Blaine Gabbert vs. Mike Lombardi
By Daniel Lago
Blaine Gabbert has become a hot topic the last few days, specifically for his perceived lack of “toughness”. Pete Prisco wrote a good piece for cbssports.com and Alfie Crow from Big Cat Country posted a great follow-up where they explained why Gabbert had a rough rookie season and why the critics citing his “lack of toughness” are so horribly wrong. The most prevalent of these is Michal Lombardi of NFL Network.
Last December, after the Jaguars got shellacked by the Falcons on Thursday night, Lombardi wrote a rather scathing article about Blaine Gabbert essentially declaring him a bust after only starting 12 games.
Now to be completely fair, Gabbert had a terrible season statistically. All of the excuses for his poor play and why he can get better were pretty well documented by Prisco and Crow in the articles linked above, while all the reasons Gabbert should’ve played better and won’t ever be good are pretty easy to find on the internet.
During his interview with Gabbert, Prisco showed the Jags’ QB the remarks Lombardi made, to which Gabbert comically replied “Who is Mike Lombardi?”
“Timeout guys! Seriously, who is Mike Lombardi? Is he related to Vince?”
Apparently Lombardi felt the need to reply to this in yet another article condemning Gabbert, this time in the form of an open-letter. Now, most of the criticism of Gabbert’s play is the same we have seen and heard everywhere. His most vague comments however were that Gabbert “must show some level of improvement in every aspect of [his] game” and “that did not happen last year.” I decided to take a look at Gabbert’s statistics last year and see how he fared in his first 7 starts compared to his last 7.
Blaine Gabbert Statistics
First Seven Starts
Last Seven Starts
While not at a groundbreaking pace, Gabbert did improve incrementally over the last half of the season. He improved his completion percentage and his yards/game while the defense succumbed to countless injuries and he was throwing to a rag-tag team of receivers. All of this happened under an interim head coach and a group of “lame duck” assistant coaches on offense.
The statistic I find most important is his rushing attempts. These significantly decreased in the second half of the season, implying that Gabbert was less susceptible to tucking the ball in and bailing from the pocket early. This corresponds with his marked improvement in both mechanics and pocket presence over the last half of the season.
So why does Mike Lombardi keep saying Gabbert didn’t improve, and why is he so adamant about writing him off?

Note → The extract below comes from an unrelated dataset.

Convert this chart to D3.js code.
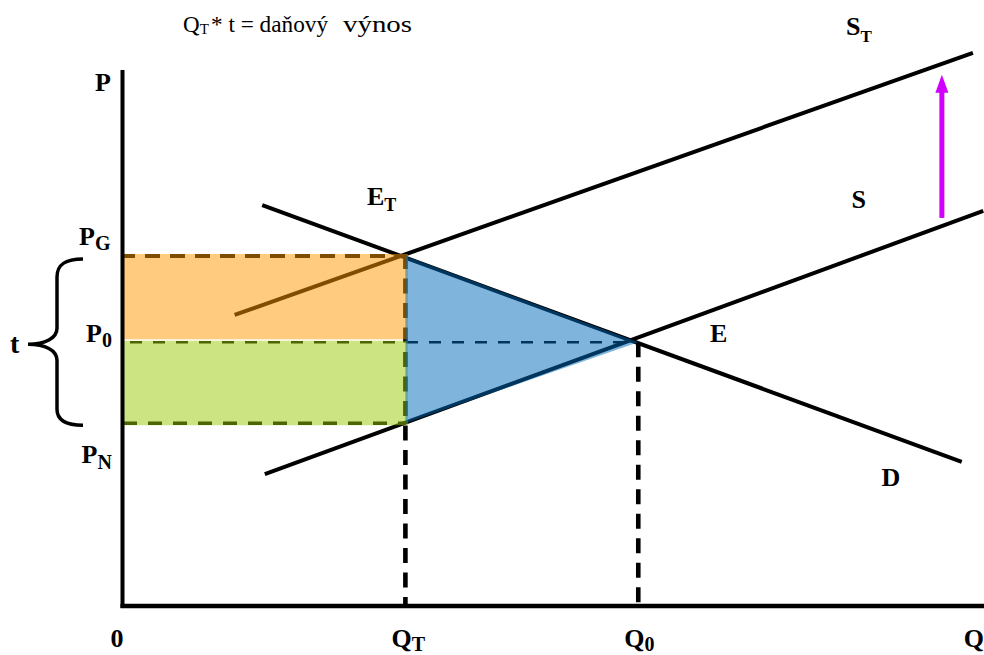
<!DOCTYPE html>
<html><head><meta charset="utf-8">
<script src="https://cdn.jsdelivr.net/npm/d3@7"></script>
<style>
html,body{margin:0;padding:0;background:#fff;}
svg{display:block;}
svg text{font-family:"Liberation Serif","Times New Roman",Times,serif;fill:#000;}
</style>
</head><body>
<svg id="chart" width="984" height="655" font-family="'Liberation Serif', 'Times New Roman', Times, serif"></svg>
<script>
// ---------- data (chart units: Q horizontal, P vertical) ----------
const Q_T = 32.8, Q_0 = 59.8, Q_MAX = 100;
const P_G = 65.3, P_0 = 49.2, P_N = 34.1, P_MAX = 100;
const demandD  = [[16.2, 74.8], [97.3, 26.9]];
const supplyS  = [[16.5, 24.6], [99.8, 73.7]];
const supplyST = [[13.0, 54.3], [98.6, 103.2]];
const taxShift = [[95.0, 72.4], [95.0, 99.1]];
const qTickValues = [0, Q_T, Q_0, Q_MAX];
const qTickLabels = [["0", ""], ["Q", "T"], ["Q", "0"], ["Q", ""]];
const pTickValues = [P_G, P_0, P_N];
const pTickLabels = [["P", "G"], ["P", "0"], ["P", "N"]];
const axisLabelP = "P";
const curveLabels = [["S", "T"], ["E", "T"], ["S", ""], ["E", ""], ["D", ""]];
const taxLabel = "t";
const titleParts = ["Q", "T", "* t = daňový", "výnos"];

// ---------- layout ----------
const FONT = "'Liberation Serif', 'Times New Roman', Times, serif";
const svg = d3.select("#chart");
const x = d3.scaleLinear().domain([0, Q_MAX]).range([122.5, 985]);
const y = d3.scaleLinear().domain([0, P_MAX]).range([606, 70]);
const line = d3.line().x(d => x(d[0])).y(d => y(d[1]));

// curves
[demandD, supplyS, supplyST].forEach(pts => {
  svg.append("path").attr("d", line(pts))
    .attr("fill", "none").attr("stroke", "#000")
    .attr("stroke-width", 4).attr("stroke-linecap", "butt");
});

// dashed guide lines
const dashes = [
  {pts: [[0, P_G], [Q_T, P_G]], w: 4, da: "15 10", off: 2.5},
  {pts: [[0, P_0], [Q_0, P_0]], w: 2.6, da: "12 11", off: 15.5},
  {pts: [[0, P_N], [Q_T, P_N]], w: 3.6, da: "14 11", off: 24.5},
  {pts: [[Q_T, P_G], [Q_T, 0]], w: 4.6, da: "15 9.5", off: 2},
  {pts: [[Q_0, P_0], [Q_0, 0]], w: 4.6, da: "15 9.5", off: 0}
];
dashes.forEach(d => {
  svg.append("path").attr("d", line(d.pts))
    .attr("fill", "none").attr("stroke", "#000")
    .attr("stroke-width", d.w).attr("stroke-dasharray", d.da)
    .attr("stroke-dashoffset", d.off);
});

// translucent areas
svg.append("rect")
  .attr("x", x(0)).attr("y", y(P_G) - 2)
  .attr("width", x(Q_T) + 2.5 - x(0)).attr("height", y(P_0) - 3 - (y(P_G) - 2))
  .attr("fill", "#FD9700").attr("fill-opacity", 0.5);
svg.append("rect")
  .attr("x", x(0)).attr("y", y(P_0) - 1.5)
  .attr("width", x(Q_T) + 2.5 - x(0)).attr("height", y(P_N) + 2 - (y(P_0) - 1.5))
  .attr("fill", "#9BC905").attr("fill-opacity", 0.5);
svg.append("path")
  .attr("d", line([[Q_T, P_G], [Q_0, P_0], [Q_T, P_N]]) + "Z")
  .attr("fill", "#006BB9").attr("fill-opacity", 0.5);

// axes
svg.append("line").attr("x1", x(0)).attr("x2", x(0))
  .attr("y1", y(P_MAX)).attr("y2", y(0) + 2)
  .attr("stroke", "#000").attr("stroke-width", 4);
svg.append("line").attr("x1", x(0) - 2).attr("x2", x(Q_MAX))
  .attr("y1", y(0)).attr("y2", y(0))
  .attr("stroke", "#000").attr("stroke-width", 4.6);

// tax shift arrow
const ax = x(taxShift[0][0]);
svg.append("line").attr("x1", ax).attr("x2", ax)
  .attr("y1", y(taxShift[0][1])).attr("y2", y(taxShift[1][1]) + 16)
  .attr("stroke", "#D000FF").attr("stroke-width", 5);
svg.append("path")
  .attr("d", `M${ax},${y(taxShift[1][1])} L${ax - 6.5},${y(taxShift[1][1]) + 18} L${ax + 6.5},${y(taxShift[1][1]) + 18} Z`)
  .attr("fill", "#D000FF");

// brace for t
const bt = y(P_G) + 3, bb = y(P_N) + 2, bm = y(P_0) + 2;
const bp = d3.path();
bp.moveTo(83, bt);
bp.bezierCurveTo(66, bt, 57, bt + 5, 57, bt + 18);
bp.lineTo(57, bm - 16);
bp.bezierCurveTo(57, bm - 6, 45, bm, 28, bm);
bp.bezierCurveTo(45, bm, 57, bm + 6, 57, bm + 16);
bp.lineTo(57, bb - 16);
bp.bezierCurveTo(57, bb - 5, 66, bb, 83, bb);
svg.append("path").attr("d", bp.toString())
  .attr("fill", "none").attr("stroke", "#000").attr("stroke-width", 3.5);

// label helper
function label(px, py, main, sub, size, subSize, subDy, anchor) {
  const t = svg.append("text").attr("x", px).attr("y", py)
    .attr("font-family", FONT)
    .attr("font-weight", "bold").attr("font-size", size)
    .attr("text-anchor", anchor || "start");
  t.append("tspan").text(main);
  if (sub) t.append("tspan").attr("font-size", subSize).attr("dy", subDy).text(sub);
  return t;
}

// axis P label
label(95, 91, axisLabelP, "", 26);

// P tick labels
const pLabelX = [79, 86, 81.5];
const pLabelDy = [-11, -0.5, 40];
pTickValues.forEach((v, i) => {
  label(pLabelX[i], y(v) + pLabelDy[i], pTickLabels[i][0], pTickLabels[i][1], 26, 20, 5.5);
});

// Q tick labels
const qLabelDx = [-12, -14, -14, 0];
qTickValues.forEach((v, i) => {
  label(i === 3 ? 984 : x(v) + qLabelDx[i], 647, qTickLabels[i][0], qTickLabels[i][1], 26, 20, 3.5, i === 3 ? "end" : "start");
});

// curve labels
const curvePos = [[846, 35, 17, 7], [367, 205, 18, 5.5], [851.5, 208], [710, 342], [881.5, 486]];
curveLabels.forEach((l, i) => {
  const p = curvePos[i];
  label(p[0], p[1], l[0], l[1], 26, p[2] || 18, p[3] || 5);
});

// t label
label(10, 353, taxLabel, "", 28);

// title
const tt = svg.append("text").attr("x", 183).attr("y", 31.5)
  .attr("font-family", FONT).attr("font-size", 23);
tt.append("tspan").text(titleParts[0]);
tt.append("tspan").attr("font-size", 15).attr("dy", 2).text(titleParts[1]);
svg.append("text").attr("x", 211).attr("y", 31.5).attr("font-family", FONT).attr("font-size", 23)
  .attr("textLength", 117).attr("lengthAdjust", "spacingAndGlyphs").text(titleParts[2]);
svg.append("text").attr("x", 343).attr("y", 31.5).attr("font-family", FONT).attr("font-size", 23)
  .attr("textLength", 69).attr("lengthAdjust", "spacingAndGlyphs").text(titleParts[3]);
</script>
</body></html>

Because he wrote his initial piece on Gabbert after the Jaguars were absolutely destroyed by the Falcons on national television. You know, the game where the Jaguars were starting street free-agents in the secondary and gave up a ton of points early to the Falcons, in turn forcing the Jaguars to go to the air early. The same game where Guy Whimper was a sieve and John Abraham looked like Reggie White. The same game where the Jaguars were trying to get garbage points at the end and Marcedes Lewis let a perfectly thrown ball bounce off his hands and into the hands of a Falcons’ defender.
It’s easy to make a rash judgment based off one game, but it’s not correct. Gabbert clearly showed improvement at the end of the season, and after a full offseason with a significantly improved coaching staff he should show a lot more.
Until then, I stand with Blaine Gabbert in asking “Who is Mike Lombardi?”